Considéré comme le roi mondial de l'harmonica, le musicien belge Toots Thielemans a décidé, à 91 ans, de mettre un terme à une longue carrière internationale qui l'a vu jouer aux côtés des plus grands noms du jazz.

Auteur en 1962 de Bluesette, un morceau devenu un standard du jazz auquel il doit en grande partie sa renommée internationale, Jean-Baptiste Frédéric Isidore, dit «Toots», Thielemans ne se sent «plus suffisamment en forme pour assurer un concert complet», a expliqué son impresario, Veerle Van de Poel.Né le 29 avril 1922 à Bruxelles dans le quartier populaire des Marolles, où ses parents tenaient un estaminet, l'éternel moustachu, qui est aussi guitariste de talent, est le premier musicien à avoir donné ses lettres de noblesse à l'harmonica chromatique, ce petit instrument de 15 cm de long, difficile à maîtriser.

Toots a découvert l'harmonica en 1938, à l'âge de 16 ans. D'abord séduit par la musique entraînante de Ray Ventura, il est piqué par le virus du jazz pendant la Seconde Guerre mondiale et, guitare à la main, prend pour modèle le manouche Django Reinhardt.

Au tournant des années 1950, il s'installe aux États-Unis, où il accompagne le saxophoniste Charlie Parker. Il revient en Europe pour une tournée aux côtés du célèbre clarinettiste new-yorkais Benny Goodman.

Après le succès de Bluesette en 1962, il joue à l'harmonica le thème du film Midnight Cowboy, de John Schlesinger (1969) et, plus tard, celui de Jean de Florette, de Claude Berri (1986).

Monument dans le monde du jazz, il joue également avec Ella Fitzgerald, Quincy Jones, Bill Evans, Frank Sinatra, Ray Charles, Larry Schneider, Oscar Peterson.

Fait baron en 2001 par le roi Albert II, il est l'un des Belges les plus célèbres, l'égal aux yeux de ses compatriotes d'Eddy Merckx dans le domaine sportif.

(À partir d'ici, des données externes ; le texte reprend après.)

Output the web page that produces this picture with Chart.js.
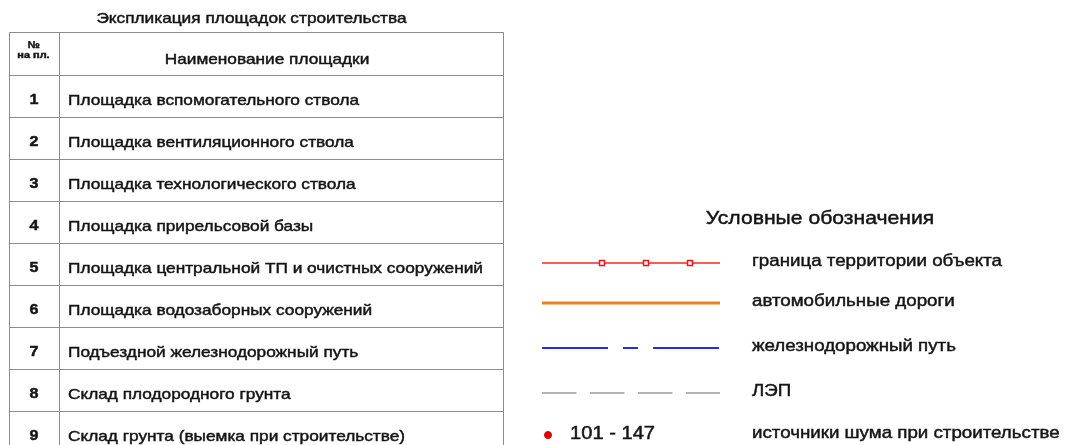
<!DOCTYPE html>
<html>
<head>
<meta charset="utf-8">
<script src="https://cdn.jsdelivr.net/npm/chart.js@4/dist/chart.umd.min.js"></script>
<style>
html,body{margin:0;padding:0;background:#fff;}
#wrap{width:1071px;height:445px;}
</style>
</head>
<body>
<div id="wrap"><canvas id="c" width="1071" height="445"></canvas></div>
<script>
// ---- content (data) ----
const tableTitle = 'Экспликация площадок строительства';
const headerNumber = ['№', 'на пл.'];
const headerName = 'Наименование площадки';
const rowNumbers = ['1', '2', '3', '4', '5', '6', '7', '8', '9'];
const siteNames = [
  'Площадка вспомогательного ствола',
  'Площадка вентиляционного ствола',
  'Площадка технологического ствола',
  'Площадка прирельсовой базы',
  'Площадка центральной ТП и очистных сооружений',
  'Площадка водозаборных сооружений',
  'Подъездной железнодорожный путь',
  'Склад плодородного грунта',
  'Склад грунта (выемка при строительстве)'
];
const legendTitle = 'Условные обозначения';
const legendLabels = [
  'граница территории объекта',
  'автомобильные дороги',
  'железнодорожный путь',
  'ЛЭП',
  'источники шума при строительстве'
];
const noiseSourceRange = '101 - 147';

// ---- layout (positions / sizes / styles) ----
const W = 1071, H = 445;
const T = {left: 9.5, sep: 59.5, right: 503.5, top: 32.5, headBottom: 75.5, rowH: 42, titleY: 19};
const L = {x0: 542, x1: 720, textX: 752, titleX: 820, titleY: 219, rows: [263, 303, 348, 393, 435]};
const FONT = '"Liberation Sans", Arial, sans-serif';
const STRETCH = 1.15;

const gridColor = '#8c8c8c';
const datasets = [];
function seg(pts, color, width, dash, extra) {
  datasets.push(Object.assign({
    type: 'line', data: pts.map(p => ({x: p[0], y: p[1]})),
    borderColor: color, borderWidth: width, borderDash: dash || [],
    pointRadius: 0, fill: false, tension: 0, showLine: true
  }, extra || {}));
}
// table grid
seg([[T.left, H + 5], [T.left, T.top], [T.right, T.top], [T.right, H + 5]], gridColor, 1);
seg([[T.sep, T.top], [T.sep, H + 5]], gridColor, 1);
seg([[T.left, T.headBottom], [T.right, T.headBottom]], gridColor, 1);
rowNumbers.forEach((n, i) => {
  const y = T.headBottom + (i + 1) * T.rowH;
  if (y < H) seg([[T.left, y], [T.right, y]], gridColor, 1);
});

// legend symbols
const boundaryMarkers = [602, 646, 690];
datasets.push({
  type: 'line',
  data: [L.x0, ...boundaryMarkers, L.x1].map(x => ({x: x, y: L.rows[0]})),
  borderColor: 'rgba(255,80,80,0.95)', borderWidth: 2, showLine: true, tension: 0,
  pointStyle: 'rect', pointRadius: [0, 3.5, 3.5, 3.5, 0],
  pointBackgroundColor: '#fff', pointBorderColor: '#ff1010', pointBorderWidth: 1.5
});
seg([[L.x0, L.rows[1]], [L.x1, L.rows[1]]], '#ea8220', 3);
seg([[L.x0, L.rows[2]], [L.x1, L.rows[2]]], '#2a2ae0', 2, [66, 15, 15, 15]);
seg([[L.x0, L.rows[3]], [L.x1, L.rows[3]]], '#b4b4b4', 2, [34.5, 13.5]);
datasets.push({
  type: 'scatter', data: [{x: 548, y: L.rows[4]}],
  pointRadius: 3.5, pointBackgroundColor: '#e00000', pointBorderColor: '#e00000'
});

function txt(ctx, s, x, y, font, align) {
  ctx.save();
  ctx.font = font;
  ctx.textAlign = align;
  ctx.textBaseline = 'middle';
  ctx.translate(x, y);
  ctx.scale(STRETCH, 1);
  ctx.fillText(s, 0, 0);
  ctx.lineWidth = 0.45;
  ctx.strokeText(s, 0, 0);
  ctx.restore();
}

const textPlugin = {
  id: 'texts',
  afterDraw(chart) {
    const ctx = chart.ctx, xs = chart.scales.x, ys = chart.scales.y;
    const px = v => xs.getPixelForValue(v), py = v => ys.getPixelForValue(v);
    ctx.save();
    ctx.fillStyle = '#141414';
    ctx.strokeStyle = '#141414';
    txt(ctx, tableTitle, px(251.5), py(T.titleY), '15px ' + FONT, 'center');
    txt(ctx, headerNumber[0], px(33.5), py(45), 'bold 9.5px ' + FONT, 'center');
    txt(ctx, headerNumber[1], px(33.5), py(55.5), 'bold 9.5px ' + FONT, 'center');
    txt(ctx, headerName, px(267), py(60), '15px ' + FONT, 'center');
    rowNumbers.forEach((n, i) => {
      const y = T.headBottom + i * T.rowH + 25;
      txt(ctx, n, px(34), py(y), 'bold 14px ' + FONT, 'center');
      txt(ctx, siteNames[i], px(68), py(y), '15px ' + FONT, 'left');
    });
    txt(ctx, legendTitle, px(L.titleX), py(L.titleY), '18.4px ' + FONT, 'center');
    legendLabels.forEach((t, i) => txt(ctx, t, px(L.textX), py(L.rows[i] - 1), '16.3px ' + FONT, 'left'));
    txt(ctx, noiseSourceRange, px(570), py(L.rows[4] - 1), '17.5px ' + FONT, 'left');
    ctx.restore();
  }
};

new Chart(document.getElementById('c'), {
  type: 'scatter',
  data: {datasets: datasets},
  options: {
    responsive: false, animation: false, events: [],
    layout: {padding: 0, autoPadding: false},
    plugins: {legend: {display: false}, tooltip: {enabled: false}},
    scales: {
      x: {type: 'linear', min: 0, max: W, display: false},
      y: {type: 'linear', min: 0, max: H, reverse: true, display: false}
    }
  },
  plugins: [textPlugin]
});
</script>
</body>
</html>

«Ne pas décevoir son public»

En 2012, et malgré une santé déjà chancelante, il triomphe à nouveau au Palais des beaux-arts de Bruxelles lors d'un concert célébrant son 90e anniversaire, avant de reprendre une tournée qui le conduira aux États-Unis et au Japon.

«Il a élevé l'harmonica au pinacle artistique et il est devenu un maître dans le choix des notes idéales», avait alors salué le guitariste brésilien Oscar Castro-Neves, qui l'accompagnait régulièrement.

«Je peux affirmer sans hésitation que Toots est un des plus grands musiciens de notre temps. Il joue avec son coeur et vous fait pleurer. On a travaillé ensemble tant de fois que je ne peux les compter et j'ai toujours voulu en faire davantage avec lui», avait déclaré Quincy Jones, cité par le journal belge Le Soir.

Mais aujourd'hui, sentant ses forces diminuer et «afin de ne pas décevoir son public, il a décidé d'annuler tous ses concerts», dont des représentations prévues jeudi et vendredi à Anvers, a expliqué son impresario.

«M. Thielemans souhaite désormais bénéficier d'un repos qu'il a bien mérité. Il peut se retourner sur une belle et très réussie carrière internationale», a-t-elle souligné, assurant qu'il ne reviendrait pas sur scène ni dans un studio d'enregistrement.

Il espère qu'on gardera de lui «l'image d'un «ket» (petit gars) de Bruxelles devenu citoyen du monde», a ajouté Mme Van de Poel.

«Merci Toots! Tu nous as offert de nombreux moments magiques», a réagi sur Twitter le Premier ministre belge Elio Di Rupo.

En 2009, les États-Unis lui ont accordé le «jazz master award», une distinction rare pour un Européen, et l'Académie Charles Cros lui a décerné en 2012 un prix in honorem pour l'ensemble de sa carrière.